Geometric Multigrid solvers for Hybrid High-Order methods on polytopal meshes

TL;DR

This paper introduces an optimal geometric multigrid solver for hybrid high-order methods on polytopal meshes, effectively handling complex mesh hierarchies in 2D and 3D with proven convergence.

Contribution

It presents the first multigrid solver for hybrid high-order discretizations that accommodates arbitrary polytopal agglomerations, using modified skeleton spaces.

Findings

Proves robust convergence with respect to mesh size and levels.

Validates effectiveness through numerical experiments.

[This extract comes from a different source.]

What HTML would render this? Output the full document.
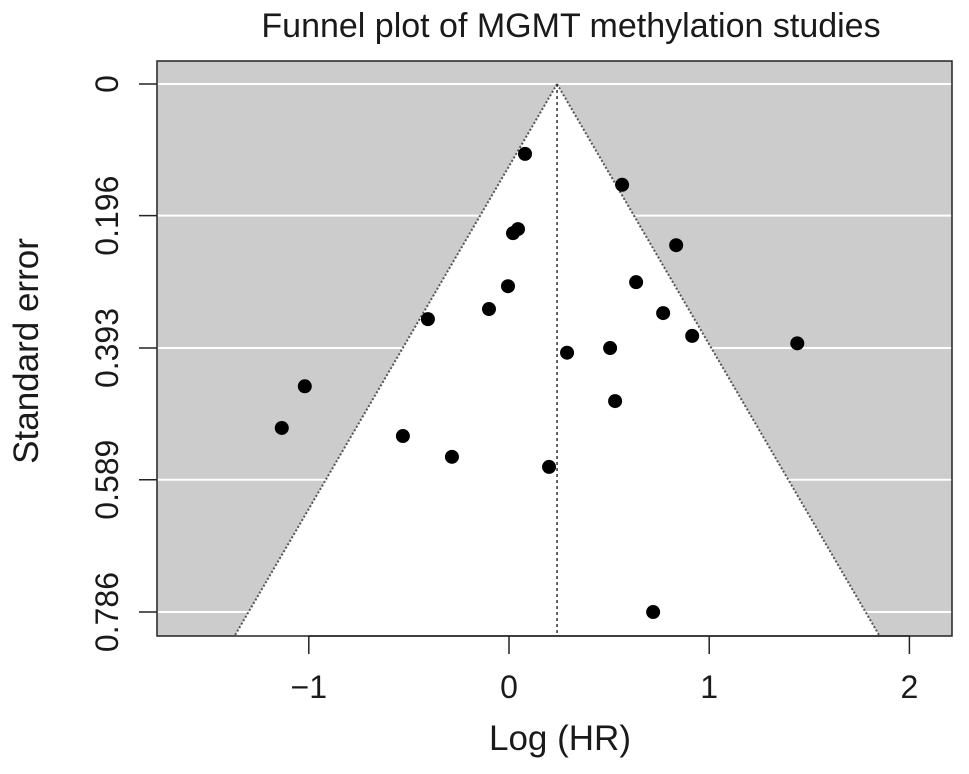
<!DOCTYPE html>
<html><head><meta charset="utf-8"><style>
body{margin:0;background:#fff}
svg text{font-family:"Liberation Sans",sans-serif;fill:#1a1a1a}
</style></head><body>
<svg id="c" width="969" height="769">
<text x="571" y="37" font-size="34" text-anchor="middle">Funnel plot of MGMT methylation studies</text>
<text x="560" y="750" font-size="35" text-anchor="middle">Log (HR)</text>
<text transform="translate(38,351) rotate(-90)" font-size="35" text-anchor="middle">Standard error</text>
<g id="plot"></g>
</svg>
<script>
const logHR=[0.08,0.565,0.045,0.02,0.835,0.635,-0.005,-0.10,0.77,-0.405,0.915,1.44,0.29,0.505,-1.02,0.53,-1.135,-0.53,-0.285,0.20,0.72];
const stdErr=[0.104,0.150,0.216,0.222,0.240,0.295,0.301,0.335,0.341,0.350,0.375,0.386,0.400,0.393,0.450,0.472,0.512,0.524,0.555,0.570,0.786];
const xTicks=[-1,0,1,2];
const xTickLabels=["\u22121","0","1","2"];
const yTicks=[0,0.196,0.393,0.589,0.786];
const yTickLabels=["0","0.196","0.393","0.589","0.786"];
const pooled=0.24;
const seMax=0.822;
const L=157,R=952,T=61,B=636;
const sx=v=>509+v*200.2;
const sy=v=>84+v*671.8;
const NS="http://www.w3.org/2000/svg";
const svg=document.getElementById('c');
function mk(t,a,p){const e=document.createElementNS(NS,t);for(const k in a)e.setAttribute(k,a[k]);(p||svg).appendChild(e);return e;}
const g=document.getElementById('plot');
let e=mk('rect',{x:L,y:T,width:R-L,height:B-T,fill:'#cccccc'},g);

yTicks.forEach((t,i)=>{const l=mk('line',{x1:L,x2:R,y1:sy(t),y2:sy(t),stroke:'#fff','stroke-width':2},g);
});
const xl=sx(pooled-1.96*seMax),xr=sx(pooled+1.96*seMax);
e=mk('polygon',{points:`${sx(pooled)},${sy(0)} ${xl},${B} ${xr},${B}`,fill:'#fff'},g);

[[xl],[xr]].forEach(([x])=>{const l=mk('line',{x1:sx(pooled),y1:sy(0),x2:x,y2:B,stroke:'#555','stroke-width':2,'stroke-dasharray':'2,2'},g);
});
e=mk('line',{x1:sx(pooled),x2:sx(pooled),y1:sy(0),y2:B,stroke:'#333','stroke-width':1.5,'stroke-dasharray':'3,3'},g);

e=mk('rect',{x:L,y:T,width:R-L,height:B-T,fill:'none',stroke:'#222','stroke-width':1.5},g);

logHR.forEach((v,i)=>{const c=mk('circle',{cx:sx(v),cy:sy(stdErr[i]),r:7,fill:'#000'},g);
});
e=mk('line',{x1:sx(xTicks[0]),x2:sx(xTicks[xTicks.length-1]),y1:B,y2:B,stroke:'#222','stroke-width':1.5},g);

xTicks.forEach((t,i)=>{const l=mk('line',{x1:sx(t),x2:sx(t),y1:B,y2:B+18,stroke:'#222','stroke-width':1.5},g);

const tx=mk('text',{x:sx(t),y:698,'font-size':32,'text-anchor':'middle'},g);tx.textContent=xTickLabels[i];
});
yTicks.forEach((t,i)=>{const l=mk('line',{x1:L-18,x2:L,y1:sy(t),y2:sy(t),stroke:'#222','stroke-width':1.5},g);

const tx=mk('text',{transform:`translate(118,${sy(t)}) rotate(-90)`,'font-size':32,'text-anchor':'middle'},g);tx.textContent=yTickLabels[i];
});
</script>
</body></html>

Extends naturally to other hybrid discretizations.

Abstract

We propose the first optimal geometric multigrid solver for hybrid high-order discretizations that can handle arbitrary polytopal agglomeration hierarchies in both two and three dimensions. The key ingredient is the use of modified skeleton spaces, which naturally accommodate non-planar interfaces arising during coarsening while reducing the number of degrees of freedom. We prove robust convergence with respect to the mesh size and the number of levels, and we validate our results numerically on a range of agglomeration-based mesh hierarchies. The approach extends naturally to other hybrid discretizations such as hybridizable discontinuous Galerkin and Weak Galerkin methods.